In this paper we have extended previous studies to use the BH shadow to test the Kerr metric. We have considered the CPR metric and calculated BH shadows for different values of the spin parameter \(a_*\), the deformation parameters \(\epsilon ^t_3\), and \(\epsilon ^r_3\), and the viewing angle i. \(\epsilon ^t_3\) enters the metric coefficient \(g_{tt}\) and therefore it can regulate the intensity of the gravitational force. The size of the BH shadow increases for \(\epsilon ^t_3 < 0\) and decreases for \(\epsilon ^t_3 > 0\). \(\epsilon ^r_3\) enters the metric coefficient \(g_{rr}\) and therefore it determines the BH horizon. When \(\epsilon ^r_3 > 0\), fast-rotating BHs develop a topologically non-trivial horizon, which may imprint an observational signature in the BH shadow.

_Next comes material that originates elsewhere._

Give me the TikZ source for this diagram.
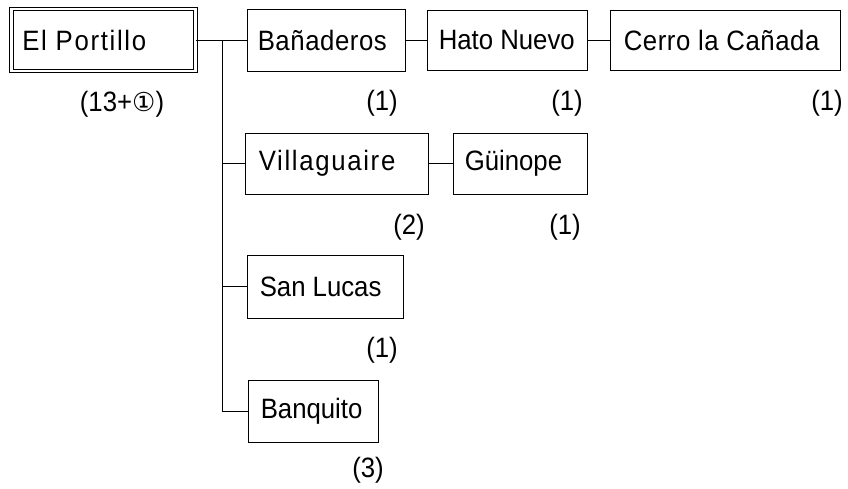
\documentclass[tikz,border=0pt]{standalone}
\usepackage{fontspec}
\setmainfont{Liberation Sans}[FakeStretch=0.92]
\newfontfamily\symfont{DejaVu Sans}
\newcommand{\lsp}[2]{{\addfontfeature{LetterSpace=#1}#2}}
\begin{document}
\begin{tikzpicture}[x=1pt,y=-1pt,
  box/.style={draw, line width=0.9pt, rectangle, inner sep=0pt},
  txt/.style={inner sep=0pt, anchor=west, font=\fontsize{28}{30}\selectfont},
  num/.style={inner sep=0pt, font=\fontsize{28}{30}\selectfont},
  conn/.style={line width=0.9pt}]
\useasboundingbox (0,0) rectangle (848,489);
% boxes
\node[box, double, double distance=2.4pt, minimum width=184pt, minimum height=62pt] (P) at (103.5,40) {};
\node[box, minimum width=158pt, minimum height=62pt] (B) at (326,40) {};
\node[box, minimum width=160pt, minimum height=60pt] (H) at (507,40) {};
\node[box, minimum width=230pt, minimum height=60pt] (C) at (725,40) {};
\node[box, minimum width=183pt, minimum height=61pt] (V) at (336.5,163.5) {};
\node[box, minimum width=134pt, minimum height=61pt] (G) at (520,163.5) {};
\node[box, minimum width=156pt, minimum height=63pt] (S) at (325,286.5) {};
\node[box, minimum width=130pt, minimum height=62pt] (Q) at (313,411) {};
% box texts
\node[txt] (tP) at ([xshift=11pt]P.west) {\lsp{6}{El Portillo}};
\node[txt] (tB) at ([xshift=11pt]B.west) {\lsp{2}{Bañaderos}};
\node[txt] (tH) at ([xshift=12pt]H.west) {Hato Nuevo};
\node[txt] (tC) at ([xshift=14pt]C.west) {\lsp{2}{Cerro la Cañada}};
\node[txt] (tV) at ([xshift=14pt]V.west) {\lsp{6}{Villaguaire}};
\node[txt] (tG) at ([xshift=12pt]G.west) {Güinope};
\node[txt] (tS) at ([xshift=13pt]S.west) {San Lucas};
\node[txt] (tQ) at ([xshift=13pt]Q.west) {Banquito};
% labels
\node[num] (lP) at (122,104) {(13+{\symfont\fontsize{26}{28}\selectfont ①})};
\node[num] (lB) at (382,103) {(1)};
\node[num] (lH) at (567,103) {(1)};
\node[num] (lC) at (827,103) {(1)};
\node[num] (lV) at (409,227) {(2)};
\node[num] (lG) at (565,227) {(1)};
\node[num] (lS) at (382,350) {(1)};
\node[num] (lQ) at (368,470) {(3)};
% connectors
\coordinate (J) at (222,40);
\draw[conn] (P.east) -- (B.west);
\draw[conn] (J) |- (Q.west);
\draw[conn] (J |- V.west) -- (V.west);
\draw[conn] (J |- S.west) -- (S.west);
\draw[conn] (B.east) -- (H.west);
\draw[conn] (H.east) -- (C.west);
\draw[conn] (V.east) -- (G.west);
\end{tikzpicture}
\end{document}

With the use of the R function described in Sect. 3.2, we have compared the shadows of CPR BHs with different \(a_*\), \(\epsilon ^t_3\), \(\epsilon ^r_3\), and i to figure out if and how possible future measurements can test the Kerr metric. We have focused our attention to the optimistic case of a large viewing angle and set \(i = 80^\circ \) for the reference model. Our results can be summarized as follows:

  1. 1.

    For a mid-rotating Kerr BH with the spin parameter \(a_* = 0.6\), the measurement of its shadow can only provide an allowed region on the spin parameter – deformation parameter plane. There is a fundamental degeneracy between the spin and possible deviations from the Kerr geometry and therefore it is possible to test the nature of the BH candidate only in the presence of independent measurements capable of breaking this degeneracy. The situation would be clearly worse with a lower value of the viewing angle.

  2. 2.

    For a fast-rotating Kerr BH with the spin parameter \(a_* = 0.95\), it is potentially possible to constrain the deformation parameters. This is because high values of the spin and of the viewing angle maximize the relativistic effects around the BH. As the viewing angle decreases, it becomes more and more difficult to test the Kerr metric. In the case \(i = 0^\circ \), all the shadows are just a circle, and therefore it is fundamentally impossible to get information on the spacetime metric.

  3. 3.

    The shadow of some non-Kerr BHs presents some peculiar features. This may be the case of fast-rotating BHs with positive \(\epsilon ^r_3\): the event horizon of these objects is dramatically different from that of Kerr BHs and this leaves an observational signature on their shadow. The possible detection of a similar shadow would be enough to discover deviations from the Kerr geometry.

  4. 4.

    If we know the BH spin parameter from an independent measurement, we can try to constrain \(\epsilon ^t_3\) and \(\epsilon ^r_3\) at the same time. If the BH has high values of \(a_*\) and i, and \(\epsilon ^r_3 = 0\), the detection of the shadow can well constrain \(\epsilon ^r_3\), while it is more difficult to measure \(\epsilon ^t_3\). The estimate of the two parameters is only weakly correlated. If \(\epsilon ^r_3 >0\), the peculiar shape of these shadows makes it easier a measurement of \(\epsilon ^t_3\) and \(\epsilon ^r_3\). In this case, the estimate of the two parameters is correlated.